PROVIDED MATERIAL:
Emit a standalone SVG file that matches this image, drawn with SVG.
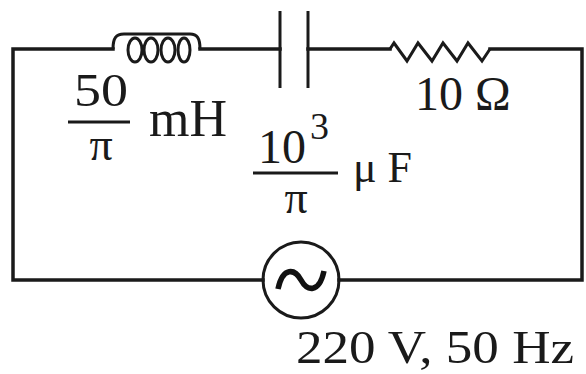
<svg xmlns="http://www.w3.org/2000/svg" width="586" height="374" viewBox="0 0 586 374">
<style>
.w{fill:none;stroke:#1a1a1a;stroke-width:3.5;stroke-linecap:square}
.c{fill:none;stroke:#1a1a1a;stroke-width:3}
.t{font-family:"Liberation Serif","Times New Roman",serif;fill:#1a1a1a}
</style>
<rect width="586" height="374" fill="#ffffff"/>
<g id="connectors">
<path class="w" d="M113,49 L13,49 L13,280 L263,280"/>
<path class="w" d="M200,49 L280,49"/>
<path class="w" d="M308,49 L390,49"/>
<path class="w" d="M490,49 L582,49 L582,280 L339,280"/>
</g>
<g id="inductor">
<path class="c" d="M113,49 C113,38 116,34 124,34 L190,34 C197,34 200,38 200,49"/>
<ellipse class="c" cx="135" cy="50" rx="7" ry="12"/>
<ellipse class="c" cx="151" cy="50" rx="7" ry="12"/>
<ellipse class="c" cx="168" cy="50" rx="7" ry="12"/>
<ellipse class="c" cx="184" cy="50" rx="6" ry="12"/>
<text class="t" x="74" y="106" font-size="46" textLength="54" lengthAdjust="spacingAndGlyphs">50</text>
<line class="c" x1="68" y1="122" x2="130" y2="122"/>
<text class="t" x="101" y="160" font-size="46" text-anchor="middle">π</text>
<text class="t" x="149" y="136" font-size="52">mH</text>
</g>
<g id="capacitor">
<line class="c" x1="280" y1="11" x2="280" y2="88" stroke-width="3.5"/>
<line class="c" x1="308" y1="11" x2="308" y2="88" stroke-width="3.5"/>
<text class="t" x="258" y="163" font-size="48">10</text>
<text class="t" x="310" y="139" font-size="38">3</text>
<line class="c" x1="253" y1="173" x2="338" y2="173"/>
<text class="t" x="296" y="213" font-size="46" text-anchor="middle">π</text>
<text class="t" x="353" y="182" font-size="44">μ F</text>
</g>
<g id="resistor">
<path class="c" d="M390,49 L394,43 L407,61 L418,43 L432,61 L443,43 L457,61 L468,43 L482,61 L490,49"/>
<text class="t" x="415" y="110" font-size="48">10 Ω</text>
</g>
<g id="source">
<circle class="c" cx="301" cy="280" r="38"/>
<path d="M278,289 C283,266 295,269 301,280 C307,291 319,294 324,271" fill="none" stroke="#111" stroke-width="5.5"/>
<text class="t" x="296" y="363" font-size="47" textLength="278" lengthAdjust="spacingAndGlyphs">220 V, 50 Hz</text>
</g>
</svg>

EXERCISE INSTRUCTIONS: Transcribe the material exactly, leaving every picture out.

RESPONSE TO THIS EXERCISE:
Emit a standalone SVG file that matches this image, drawn with SVG.
<svg xmlns="http://www.w3.org/2000/svg" width="586" height="374" viewBox="0 0 586 374">
<style>
.w{fill:none;stroke:#1a1a1a;stroke-width:3.5;stroke-linecap:square}
.c{fill:none;stroke:#1a1a1a;stroke-width:3}
.t{font-family:"Liberation Serif","Times New Roman",serif;fill:#1a1a1a}
</style>
<rect width="586" height="374" fill="#ffffff"/>
<g id="connectors">
<path class="w" d="M113,49 L13,49 L13,280 L263,280"/>
<path class="w" d="M200,49 L280,49"/>
<path class="w" d="M308,49 L390,49"/>
<path class="w" d="M490,49 L582,49 L582,280 L339,280"/>
</g>
<g id="inductor">
<path class="c" d="M113,49 C113,38 116,34 124,34 L190,34 C197,34 200,38 200,49"/>
<ellipse class="c" cx="135" cy="50" rx="7" ry="12"/>
<ellipse class="c" cx="151" cy="50" rx="7" ry="12"/>
<ellipse class="c" cx="168" cy="50" rx="7" ry="12"/>
<ellipse class="c" cx="184" cy="50" rx="6" ry="12"/>
<text class="t" x="74" y="106" font-size="46" textLength="54" lengthAdjust="spacingAndGlyphs">50</text>
<line class="c" x1="68" y1="122" x2="130" y2="122"/>
<text class="t" x="101" y="160" font-size="46" text-anchor="middle">π</text>
<text class="t" x="149" y="136" font-size="52">mH</text>
</g>
<g id="capacitor">
<line class="c" x1="280" y1="11" x2="280" y2="88" stroke-width="3.5"/>
<line class="c" x1="308" y1="11" x2="308" y2="88" stroke-width="3.5"/>
<text class="t" x="258" y="163" font-size="48">10</text>
<text class="t" x="310" y="139" font-size="38">3</text>
<line class="c" x1="253" y1="173" x2="338" y2="173"/>
<text class="t" x="296" y="213" font-size="46" text-anchor="middle">π</text>
<text class="t" x="353" y="182" font-size="44">μ F</text>
</g>
<g id="resistor">
<path class="c" d="M390,49 L394,43 L407,61 L418,43 L432,61 L443,43 L457,61 L468,43 L482,61 L490,49"/>
<text class="t" x="415" y="110" font-size="48">10 Ω</text>
</g>
<g id="source">
<circle class="c" cx="301" cy="280" r="38"/>
<path d="M278,289 C283,266 295,269 301,280 C307,291 319,294 324,271" fill="none" stroke="#111" stroke-width="5.5"/>
<text class="t" x="296" y="363" font-size="47" textLength="278" lengthAdjust="spacingAndGlyphs">220 V, 50 Hz</text>
</g>
</svg>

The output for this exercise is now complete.